Tuesday, November 14, 2006
Today was mildly slimy. Packed trainer into bike with backpack and bags of clothes because I'm going to the indoor training ride after work. That many changes of clothes ends up taking lots of space.
It's drizzling - just a tad heavier than a mist, so it's enough that I wished I worn the techamphibian shoes (for professional waterfall climbers, especially when I slipped all over the pedal getting into the toe clips. Still, with the layers under the rain suit, I'm perfectly comfortable and cruising happily.
Yes, I'm going to be a little late; no, I'm not going to hurry in the slime.
I reflect that being unique has its advantages as I reckon that bus driver and I didn't go through the reverse chicken routine ("you gonna go?" "I dunno, you gonna go?") because s/he knew that the lady on the skateboard bike didn't blow through four-way stops.

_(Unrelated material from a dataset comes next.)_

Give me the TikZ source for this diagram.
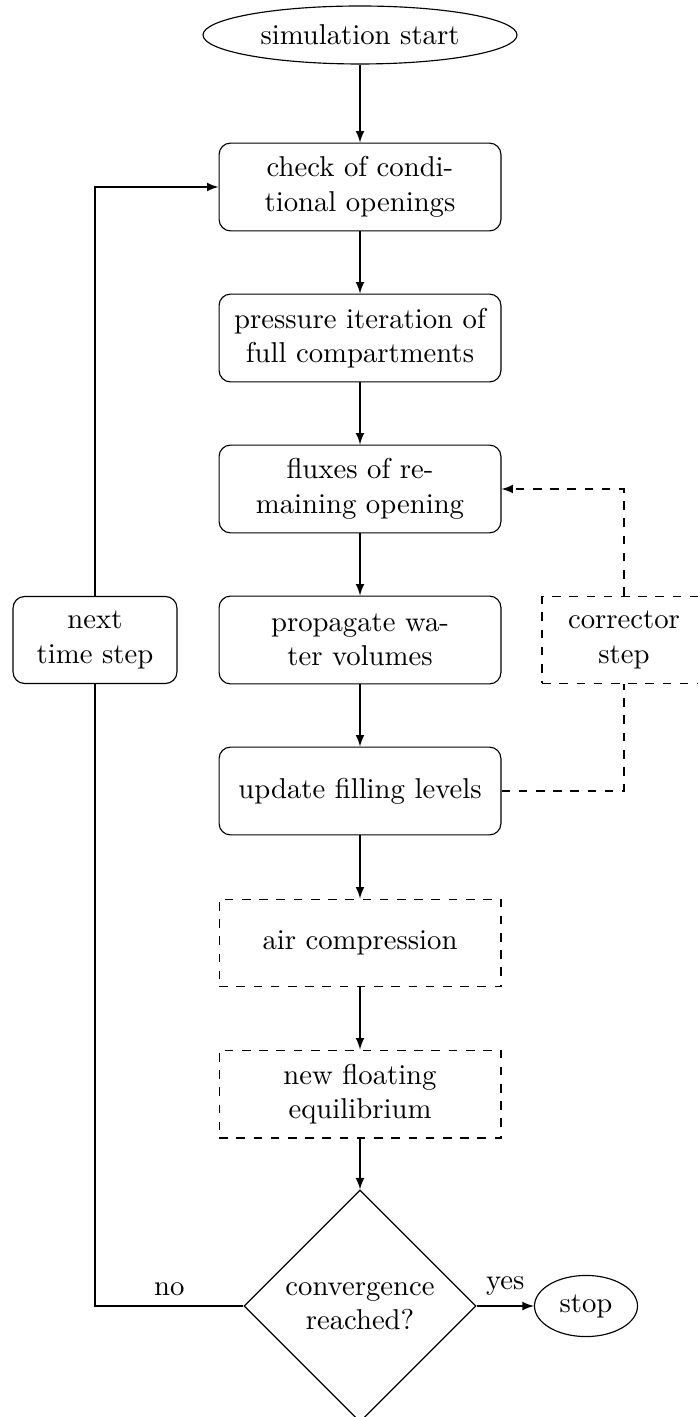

Green Street's quiet. Cop with lights between Wright and Sixth. Small prayer that it's something trivial. I make it through both lights on one green.
Green or Clark? Green or Clark? Not sure one is faster...
I will follow that van, that very interesting van with two bikes on the front and strange anomalies in the paint job and who knows what on the roof. Ah, he is turning, so I shall turn.
I've bonded with this van. Clark, it shall be. And I shall never see him again, as he gently accelerates forward... another unrequited bond...
Red light at Springfield and he's in the left lane, I'm in the right. I get to check out the bicycles in the front, which are much like the van. INteresting colors and definitely not new.
Green light. The venerable object accelerates even more gently through the intersection than I do. It's several hundred yards later when I glance over, and he's easing by me. What will our interaction be? Silly? Ambiguous (always, but how much)? Warm? Too warm? Cool?
He lifts his hand from the steering wheel and makes a slow, almost solemn gesture: a peace sign.
My heart sings "Amen." My smile covers the whole lane. Can he know that yes, I'm riding because I can't stomach buying gasoline without extreme provocation, because I really believe it contributes to the greed and carnage we are so thoroughly insulated from? Oh, probably not, but MAYBE. Maybe my drizzly self has brought him some joy, too. If I weren't the klutz that I am, I would have returned a gesture, but I'm a both-hands-on-the-bars rider.
and yes, I know, this is kinda like a 13-year-old with a crush on the lifeguard, reading all kinds of things into the tiniest gesture, but one lives in hope :-)
Oh, let's bring it back. Let's unite for peace. Let's communicate our unity, admit to a tiny bit of hope. I am going to practice. Even toting trainer and backpack, I should be able to make the secret sign. Let's make it not so secret.